List all lines of the data that include the string "script".

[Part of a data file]

···

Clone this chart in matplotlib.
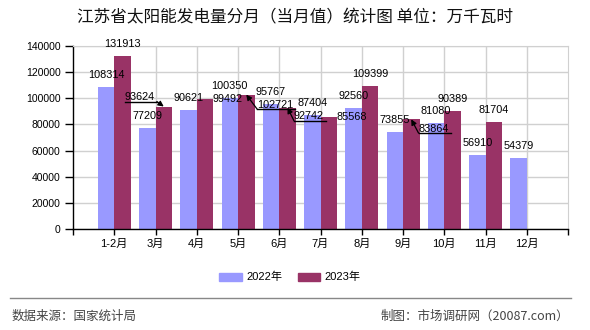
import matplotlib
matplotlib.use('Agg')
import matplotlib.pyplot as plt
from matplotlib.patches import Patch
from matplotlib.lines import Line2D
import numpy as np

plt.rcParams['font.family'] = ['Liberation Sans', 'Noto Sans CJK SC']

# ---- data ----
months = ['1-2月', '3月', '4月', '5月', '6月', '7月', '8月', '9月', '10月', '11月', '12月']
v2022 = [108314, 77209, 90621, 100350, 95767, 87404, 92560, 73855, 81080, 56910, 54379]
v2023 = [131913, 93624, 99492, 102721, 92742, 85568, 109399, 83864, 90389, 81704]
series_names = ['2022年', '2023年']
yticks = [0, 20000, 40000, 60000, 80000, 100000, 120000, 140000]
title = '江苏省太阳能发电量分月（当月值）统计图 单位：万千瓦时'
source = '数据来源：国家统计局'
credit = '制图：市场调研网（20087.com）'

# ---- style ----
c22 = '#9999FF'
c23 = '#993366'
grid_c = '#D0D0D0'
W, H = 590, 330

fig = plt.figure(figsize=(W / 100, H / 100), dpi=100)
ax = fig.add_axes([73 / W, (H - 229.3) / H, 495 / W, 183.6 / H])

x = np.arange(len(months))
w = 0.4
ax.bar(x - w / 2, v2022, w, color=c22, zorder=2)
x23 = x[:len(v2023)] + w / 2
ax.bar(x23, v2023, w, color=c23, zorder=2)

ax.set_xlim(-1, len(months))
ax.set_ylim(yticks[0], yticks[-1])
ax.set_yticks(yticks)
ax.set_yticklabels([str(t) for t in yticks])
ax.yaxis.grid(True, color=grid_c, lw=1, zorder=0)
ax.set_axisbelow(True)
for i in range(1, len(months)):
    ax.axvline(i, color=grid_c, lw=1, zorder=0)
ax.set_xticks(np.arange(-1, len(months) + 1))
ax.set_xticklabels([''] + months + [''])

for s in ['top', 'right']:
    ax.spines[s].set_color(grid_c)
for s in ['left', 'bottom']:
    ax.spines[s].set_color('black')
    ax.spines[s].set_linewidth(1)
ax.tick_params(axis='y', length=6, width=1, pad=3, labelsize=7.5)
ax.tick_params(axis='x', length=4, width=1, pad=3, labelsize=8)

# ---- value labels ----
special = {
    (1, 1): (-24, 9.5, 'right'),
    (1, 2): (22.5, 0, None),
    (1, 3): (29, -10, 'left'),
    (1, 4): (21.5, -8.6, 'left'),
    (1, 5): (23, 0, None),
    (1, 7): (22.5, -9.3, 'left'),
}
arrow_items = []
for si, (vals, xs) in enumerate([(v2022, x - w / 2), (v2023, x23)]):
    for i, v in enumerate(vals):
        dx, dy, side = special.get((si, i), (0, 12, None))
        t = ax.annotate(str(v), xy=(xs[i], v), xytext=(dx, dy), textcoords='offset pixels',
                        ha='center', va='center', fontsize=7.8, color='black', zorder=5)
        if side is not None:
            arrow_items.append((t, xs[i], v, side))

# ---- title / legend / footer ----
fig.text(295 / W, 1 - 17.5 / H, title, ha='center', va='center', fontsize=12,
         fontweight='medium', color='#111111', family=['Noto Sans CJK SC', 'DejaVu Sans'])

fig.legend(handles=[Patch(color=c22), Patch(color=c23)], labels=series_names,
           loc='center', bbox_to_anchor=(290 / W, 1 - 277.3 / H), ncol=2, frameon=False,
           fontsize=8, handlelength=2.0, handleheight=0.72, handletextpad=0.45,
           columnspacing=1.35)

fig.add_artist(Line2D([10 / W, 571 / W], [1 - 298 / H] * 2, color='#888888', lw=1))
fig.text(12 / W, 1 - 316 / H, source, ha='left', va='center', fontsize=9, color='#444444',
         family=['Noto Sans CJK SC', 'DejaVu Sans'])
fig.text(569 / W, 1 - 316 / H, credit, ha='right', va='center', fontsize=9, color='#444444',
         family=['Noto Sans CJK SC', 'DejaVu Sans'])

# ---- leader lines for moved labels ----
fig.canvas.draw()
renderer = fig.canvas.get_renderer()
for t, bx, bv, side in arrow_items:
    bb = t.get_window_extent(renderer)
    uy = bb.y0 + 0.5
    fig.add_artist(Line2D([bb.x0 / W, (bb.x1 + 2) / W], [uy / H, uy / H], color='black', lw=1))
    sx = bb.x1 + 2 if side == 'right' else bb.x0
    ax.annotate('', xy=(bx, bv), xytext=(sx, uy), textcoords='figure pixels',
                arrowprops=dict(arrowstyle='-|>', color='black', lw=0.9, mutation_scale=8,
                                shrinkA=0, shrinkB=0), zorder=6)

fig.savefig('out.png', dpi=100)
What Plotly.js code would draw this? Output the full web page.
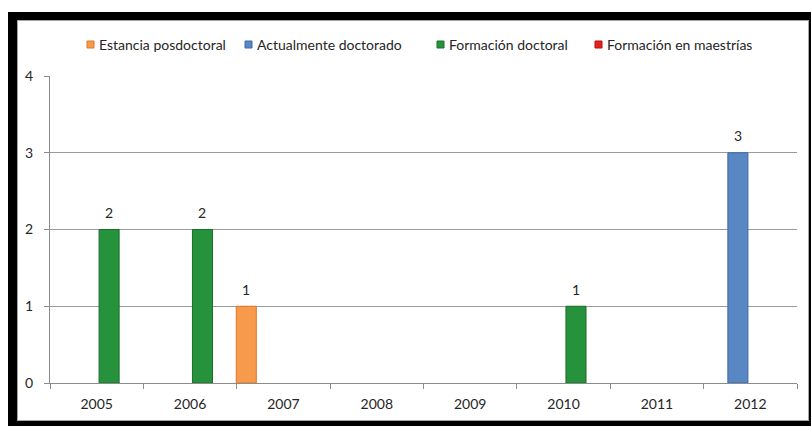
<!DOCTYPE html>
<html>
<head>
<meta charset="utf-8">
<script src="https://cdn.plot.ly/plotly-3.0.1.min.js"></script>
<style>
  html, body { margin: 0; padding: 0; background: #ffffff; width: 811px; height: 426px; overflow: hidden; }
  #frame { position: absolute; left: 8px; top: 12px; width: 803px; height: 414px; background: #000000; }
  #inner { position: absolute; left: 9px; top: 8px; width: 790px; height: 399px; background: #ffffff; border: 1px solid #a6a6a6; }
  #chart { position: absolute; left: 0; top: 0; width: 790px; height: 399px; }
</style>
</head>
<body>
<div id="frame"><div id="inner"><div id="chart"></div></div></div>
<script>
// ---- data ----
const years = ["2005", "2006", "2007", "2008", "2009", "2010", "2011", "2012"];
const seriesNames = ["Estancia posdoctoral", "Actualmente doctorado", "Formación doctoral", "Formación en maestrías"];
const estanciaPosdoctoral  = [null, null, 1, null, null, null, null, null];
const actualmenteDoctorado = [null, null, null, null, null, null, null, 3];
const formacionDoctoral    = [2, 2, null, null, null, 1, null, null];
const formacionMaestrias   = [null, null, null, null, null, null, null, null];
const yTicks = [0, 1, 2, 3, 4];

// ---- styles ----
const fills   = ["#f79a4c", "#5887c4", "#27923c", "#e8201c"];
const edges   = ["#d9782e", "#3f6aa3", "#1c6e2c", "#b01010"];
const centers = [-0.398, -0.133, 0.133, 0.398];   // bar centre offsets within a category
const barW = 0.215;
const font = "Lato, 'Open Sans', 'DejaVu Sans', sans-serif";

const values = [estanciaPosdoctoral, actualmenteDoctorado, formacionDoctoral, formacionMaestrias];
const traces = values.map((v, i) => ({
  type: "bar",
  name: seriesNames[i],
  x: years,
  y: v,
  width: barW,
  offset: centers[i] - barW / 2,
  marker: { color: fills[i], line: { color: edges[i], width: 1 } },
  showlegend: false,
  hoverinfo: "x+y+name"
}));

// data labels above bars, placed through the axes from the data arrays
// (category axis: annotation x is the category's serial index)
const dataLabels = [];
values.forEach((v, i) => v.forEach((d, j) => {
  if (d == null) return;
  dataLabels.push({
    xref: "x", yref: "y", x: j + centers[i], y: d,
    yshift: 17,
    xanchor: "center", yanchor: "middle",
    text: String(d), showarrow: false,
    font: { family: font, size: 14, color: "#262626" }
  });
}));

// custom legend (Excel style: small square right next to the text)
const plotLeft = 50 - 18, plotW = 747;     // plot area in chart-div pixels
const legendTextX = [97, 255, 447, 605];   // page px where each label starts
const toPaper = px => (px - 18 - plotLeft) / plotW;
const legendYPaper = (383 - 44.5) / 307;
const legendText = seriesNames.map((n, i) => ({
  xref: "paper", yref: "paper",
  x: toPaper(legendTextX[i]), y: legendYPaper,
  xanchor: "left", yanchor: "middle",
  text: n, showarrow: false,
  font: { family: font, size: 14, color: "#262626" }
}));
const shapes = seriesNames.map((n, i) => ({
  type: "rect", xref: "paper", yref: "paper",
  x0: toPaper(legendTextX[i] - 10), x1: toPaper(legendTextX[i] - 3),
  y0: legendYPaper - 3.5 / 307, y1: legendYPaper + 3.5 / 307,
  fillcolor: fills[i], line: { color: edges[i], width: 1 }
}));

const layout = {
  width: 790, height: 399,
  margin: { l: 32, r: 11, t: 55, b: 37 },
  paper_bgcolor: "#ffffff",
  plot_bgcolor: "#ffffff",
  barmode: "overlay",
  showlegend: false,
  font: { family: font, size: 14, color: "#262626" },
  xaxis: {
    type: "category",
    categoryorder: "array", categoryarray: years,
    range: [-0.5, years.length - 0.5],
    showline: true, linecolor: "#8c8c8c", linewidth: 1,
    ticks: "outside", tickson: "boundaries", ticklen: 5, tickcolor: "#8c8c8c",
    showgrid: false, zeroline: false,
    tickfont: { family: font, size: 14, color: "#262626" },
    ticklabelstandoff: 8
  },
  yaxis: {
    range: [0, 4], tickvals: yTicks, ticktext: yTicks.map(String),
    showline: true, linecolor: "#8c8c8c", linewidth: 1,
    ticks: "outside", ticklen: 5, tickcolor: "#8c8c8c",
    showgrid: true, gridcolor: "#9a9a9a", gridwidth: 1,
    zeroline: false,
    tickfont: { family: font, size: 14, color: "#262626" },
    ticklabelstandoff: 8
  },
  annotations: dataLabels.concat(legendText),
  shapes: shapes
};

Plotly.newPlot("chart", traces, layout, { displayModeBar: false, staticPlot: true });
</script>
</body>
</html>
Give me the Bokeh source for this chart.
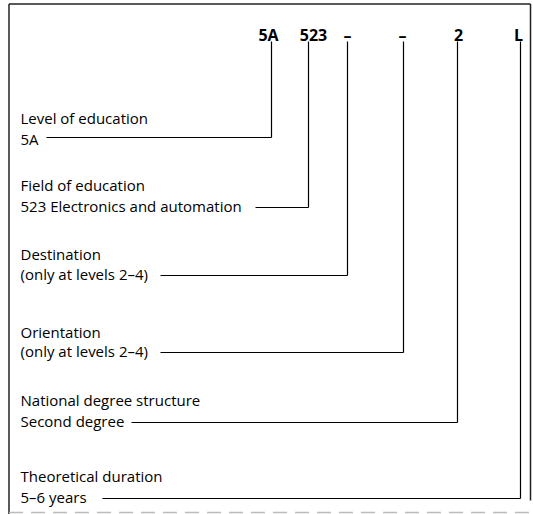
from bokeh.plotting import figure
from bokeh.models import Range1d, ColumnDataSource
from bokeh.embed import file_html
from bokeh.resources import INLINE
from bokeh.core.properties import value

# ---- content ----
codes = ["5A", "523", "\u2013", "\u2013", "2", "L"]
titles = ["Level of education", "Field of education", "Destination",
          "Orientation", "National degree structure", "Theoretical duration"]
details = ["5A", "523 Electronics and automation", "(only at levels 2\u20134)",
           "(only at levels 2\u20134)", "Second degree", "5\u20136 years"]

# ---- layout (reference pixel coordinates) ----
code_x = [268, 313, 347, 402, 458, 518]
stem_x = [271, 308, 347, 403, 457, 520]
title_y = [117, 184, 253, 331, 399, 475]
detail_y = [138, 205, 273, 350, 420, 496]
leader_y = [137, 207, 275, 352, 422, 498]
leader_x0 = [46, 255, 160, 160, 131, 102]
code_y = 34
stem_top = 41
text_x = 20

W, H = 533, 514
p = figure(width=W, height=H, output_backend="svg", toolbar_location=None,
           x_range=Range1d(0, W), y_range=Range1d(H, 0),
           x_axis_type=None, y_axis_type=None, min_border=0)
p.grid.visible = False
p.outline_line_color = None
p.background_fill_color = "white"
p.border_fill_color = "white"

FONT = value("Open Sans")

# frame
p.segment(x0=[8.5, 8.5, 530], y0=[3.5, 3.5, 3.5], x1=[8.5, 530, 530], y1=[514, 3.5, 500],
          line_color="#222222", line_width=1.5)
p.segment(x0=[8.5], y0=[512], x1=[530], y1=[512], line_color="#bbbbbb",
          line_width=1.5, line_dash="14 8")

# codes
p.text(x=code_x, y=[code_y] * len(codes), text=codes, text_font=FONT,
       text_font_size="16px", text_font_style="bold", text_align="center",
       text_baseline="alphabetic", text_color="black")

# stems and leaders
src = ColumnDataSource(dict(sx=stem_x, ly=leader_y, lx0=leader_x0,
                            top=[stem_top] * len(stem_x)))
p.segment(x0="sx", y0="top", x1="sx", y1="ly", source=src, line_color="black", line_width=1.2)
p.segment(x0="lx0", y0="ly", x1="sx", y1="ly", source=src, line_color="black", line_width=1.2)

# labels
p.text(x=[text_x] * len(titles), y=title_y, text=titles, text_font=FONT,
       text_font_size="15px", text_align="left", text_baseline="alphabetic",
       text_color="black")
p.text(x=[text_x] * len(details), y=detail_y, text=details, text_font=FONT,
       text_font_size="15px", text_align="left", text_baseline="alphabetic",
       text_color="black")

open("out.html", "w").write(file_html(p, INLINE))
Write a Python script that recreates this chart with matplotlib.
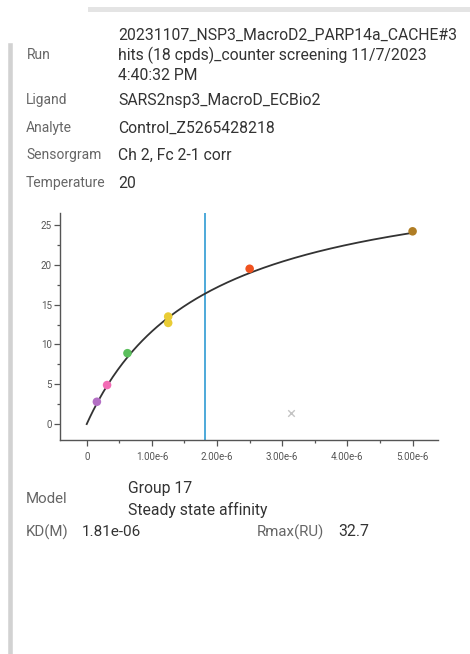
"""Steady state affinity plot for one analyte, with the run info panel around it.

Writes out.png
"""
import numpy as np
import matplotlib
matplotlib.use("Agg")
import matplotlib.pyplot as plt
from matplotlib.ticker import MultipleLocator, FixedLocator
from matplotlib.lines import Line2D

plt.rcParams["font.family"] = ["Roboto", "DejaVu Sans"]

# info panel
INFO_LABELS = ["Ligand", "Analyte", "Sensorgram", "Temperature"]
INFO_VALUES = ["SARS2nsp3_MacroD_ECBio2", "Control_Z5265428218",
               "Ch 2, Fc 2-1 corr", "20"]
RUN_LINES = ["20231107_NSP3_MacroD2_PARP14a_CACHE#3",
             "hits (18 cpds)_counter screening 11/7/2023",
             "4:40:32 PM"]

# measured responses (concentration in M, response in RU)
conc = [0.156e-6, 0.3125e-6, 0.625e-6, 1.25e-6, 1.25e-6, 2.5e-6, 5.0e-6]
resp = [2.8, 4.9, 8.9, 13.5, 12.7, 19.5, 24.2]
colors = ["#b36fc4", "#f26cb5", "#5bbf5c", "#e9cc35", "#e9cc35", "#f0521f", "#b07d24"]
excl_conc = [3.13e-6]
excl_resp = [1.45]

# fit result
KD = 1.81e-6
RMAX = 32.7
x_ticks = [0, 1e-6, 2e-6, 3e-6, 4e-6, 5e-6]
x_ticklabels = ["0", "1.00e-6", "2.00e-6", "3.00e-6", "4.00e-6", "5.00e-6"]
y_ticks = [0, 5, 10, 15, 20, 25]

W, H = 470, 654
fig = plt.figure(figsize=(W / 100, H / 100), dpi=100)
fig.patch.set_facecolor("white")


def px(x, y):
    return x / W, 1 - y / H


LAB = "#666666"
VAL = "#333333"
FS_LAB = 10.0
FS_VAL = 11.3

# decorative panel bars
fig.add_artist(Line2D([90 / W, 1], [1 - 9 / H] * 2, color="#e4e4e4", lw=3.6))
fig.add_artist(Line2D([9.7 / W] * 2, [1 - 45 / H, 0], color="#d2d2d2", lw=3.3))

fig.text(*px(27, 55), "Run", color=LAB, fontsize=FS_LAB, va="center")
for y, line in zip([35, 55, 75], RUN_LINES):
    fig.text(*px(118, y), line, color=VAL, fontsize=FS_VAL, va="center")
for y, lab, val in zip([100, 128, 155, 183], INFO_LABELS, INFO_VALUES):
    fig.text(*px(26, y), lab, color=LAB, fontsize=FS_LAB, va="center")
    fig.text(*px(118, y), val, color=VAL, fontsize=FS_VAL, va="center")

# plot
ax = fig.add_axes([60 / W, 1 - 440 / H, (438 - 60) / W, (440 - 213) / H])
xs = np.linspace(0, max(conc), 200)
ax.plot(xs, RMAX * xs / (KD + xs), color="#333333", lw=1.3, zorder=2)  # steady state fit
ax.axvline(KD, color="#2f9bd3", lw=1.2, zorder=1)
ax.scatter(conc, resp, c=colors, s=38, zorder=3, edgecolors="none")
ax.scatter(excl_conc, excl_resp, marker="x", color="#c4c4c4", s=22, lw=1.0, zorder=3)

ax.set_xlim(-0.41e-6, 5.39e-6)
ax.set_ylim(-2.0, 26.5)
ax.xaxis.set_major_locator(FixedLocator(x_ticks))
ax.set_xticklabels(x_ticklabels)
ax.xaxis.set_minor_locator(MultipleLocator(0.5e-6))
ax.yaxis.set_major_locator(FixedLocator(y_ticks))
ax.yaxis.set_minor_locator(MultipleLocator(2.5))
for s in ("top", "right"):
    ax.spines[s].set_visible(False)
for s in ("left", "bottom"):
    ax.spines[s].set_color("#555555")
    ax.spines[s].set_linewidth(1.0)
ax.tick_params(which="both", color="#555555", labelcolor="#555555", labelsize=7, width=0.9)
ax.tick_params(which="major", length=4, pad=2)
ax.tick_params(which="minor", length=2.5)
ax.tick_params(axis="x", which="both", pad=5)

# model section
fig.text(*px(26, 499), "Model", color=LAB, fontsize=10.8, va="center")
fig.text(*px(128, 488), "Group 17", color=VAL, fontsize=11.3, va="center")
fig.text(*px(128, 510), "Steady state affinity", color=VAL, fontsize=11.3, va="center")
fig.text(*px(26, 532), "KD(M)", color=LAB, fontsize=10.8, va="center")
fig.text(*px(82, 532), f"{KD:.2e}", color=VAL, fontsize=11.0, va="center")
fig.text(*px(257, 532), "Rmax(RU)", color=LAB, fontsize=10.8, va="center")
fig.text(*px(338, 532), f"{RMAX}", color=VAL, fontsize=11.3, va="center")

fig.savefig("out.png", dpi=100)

···

■ Task response ■
<script src="https://cdn.plot.ly/plotly-3.0.1.min.js"></script>
<script>
</script>
Write a Python script that recreates this chart with matplotlib.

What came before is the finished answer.